Quoi qu'il en soit, il importe de toujours voir le bon côté des choses.
- J'ai sympathisé avec la belle et grande araignée des toilettes du fond. J'ai même vu naître ses petits !
- Si je fais du bruit, on ne peut rien me dire.
- Bon, j'avoue que pour les ampoules colorées qui gaspillent l'électricité, je ne trouve pas d'avantage.
Dernier jour
Lors de la collecte de nourriture, je parcours chaque jour un tiers du village et change chaque fois de coin, afin de satisfaire tout le monde. Pour l'ultime fois, on m'incite à parcourir le village dans son intégralité. Ce qui compte pour les villageois, ce n'est pas que j'obtienne suffisamment de nourriture, parce que j'en ai déjà trop. Je ne parviens même plus à fermer le bol, même le couvercle déborde !
L'important pour eux, c'est de pouvoir me donner quelque chose.
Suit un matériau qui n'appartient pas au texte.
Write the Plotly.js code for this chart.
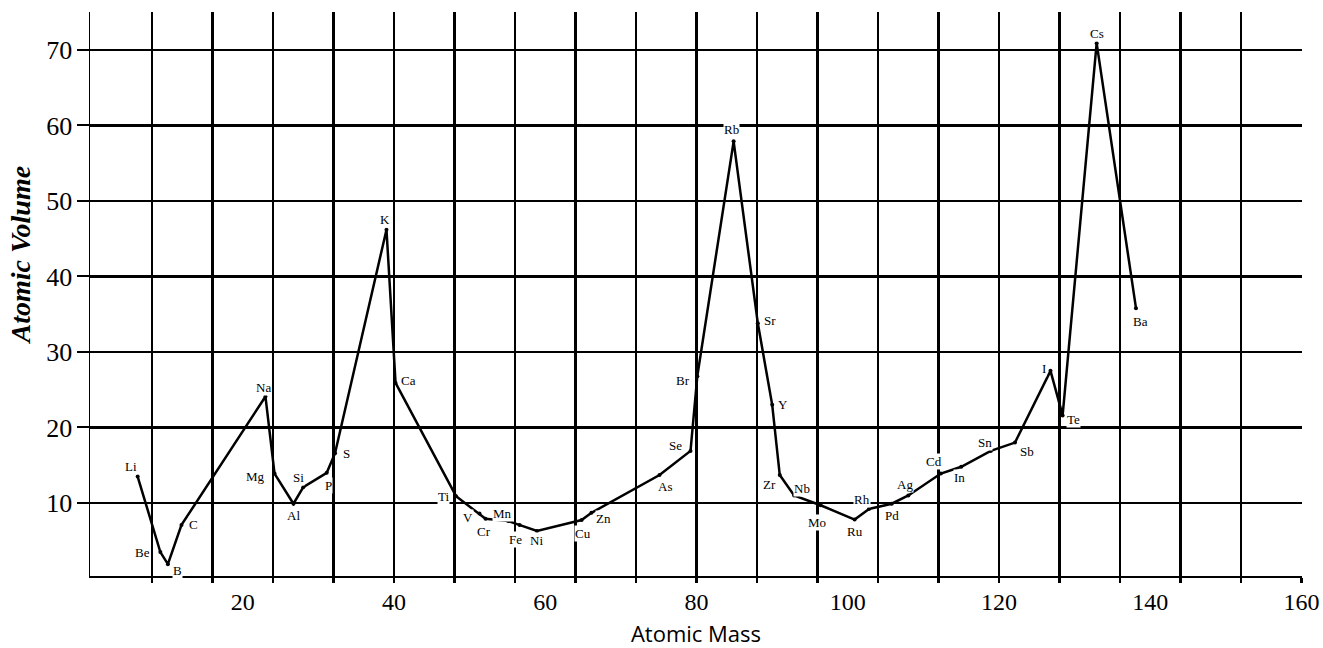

Le gamin et moi avons tant de sacs remplis de biscuits et fruits que nous devons en confier ci et là. On me vide même le bol dans un grand pot, afin que je puisse bien recevoir le riz de toutes les maisons.
Pour ces gens, l'offrande de nourriture est bien plus qu'un simple acte de générosité, c'est une pratique presque sacrée. Et ici, ils sont bien tristes, car d'habitude, aucun moine ne passe.
La dernière semaine de la saison des pluies, que je passe à Sagaing, le soleil ne s'absente que pour la nuit. Je me trouve dans le monastère au long couloir. Comme je le déclarerais – sur le ton de la plaisanterie – à des amis moines :
- Je perds mon temps dans ce monastère, parce que tout est parfait, ici.
Ce qui sous-entend que seules les difficultés sont en mesure de nous faire progresser.
Une fille pure
Avant de mettre les voiles vers mon port d'attache dans le Sud, je fais un saut à Mandalé pour saluer quelques-uns de mes anciens élèves. Entre autres, je revois deux de mes actrices principales, Chanel et Jenny.
Je rends aussi visite à Katy, qui vit entassée avec sœur, cousins et tantes dans une ruine à peine plus grande mais moins propre qu'une cage à poules. Sereine, le regard bienveillant, toujours un sourire aux lèvres, elle respire la pureté. En dépit de ses 15 ans, elle médite de temps en temps.
Quand je lui parle de l'importance de la vertu et des préceptes de base, elle écoute avec attention et semble bien d'accord. Lorsque je lui indique qu'elle a acquis le plus important, car elle a l'esprit propre, elle baisse la tête, puis me confesse, honteuse :
- Je ne suis pas pure sur les 5 préceptes.
- Pourquoi tu crois ça ?
- Des fois, mais rarement, je dis un petit mensonge. Par exemple, si ma mère me donne de l'argent de poche, mais que je sais qu'elle a des difficultés financières, je lui dis que c'est pas la peine, qu'il me reste encore des sous, même si ce n'est pas vrai.
À bon esprit,
point de couleur !
Cette escapade a duré près de 4 mois, sur une île, dans une “caserne”, dans les champs, et dans d'autres lieux encore. Je constate que le plus pur des êtres que j'y ai rencontré n'est pas un moine. C'est l'adolescente d'un presque bidon-ville de la grande et sale ville de Mandalé.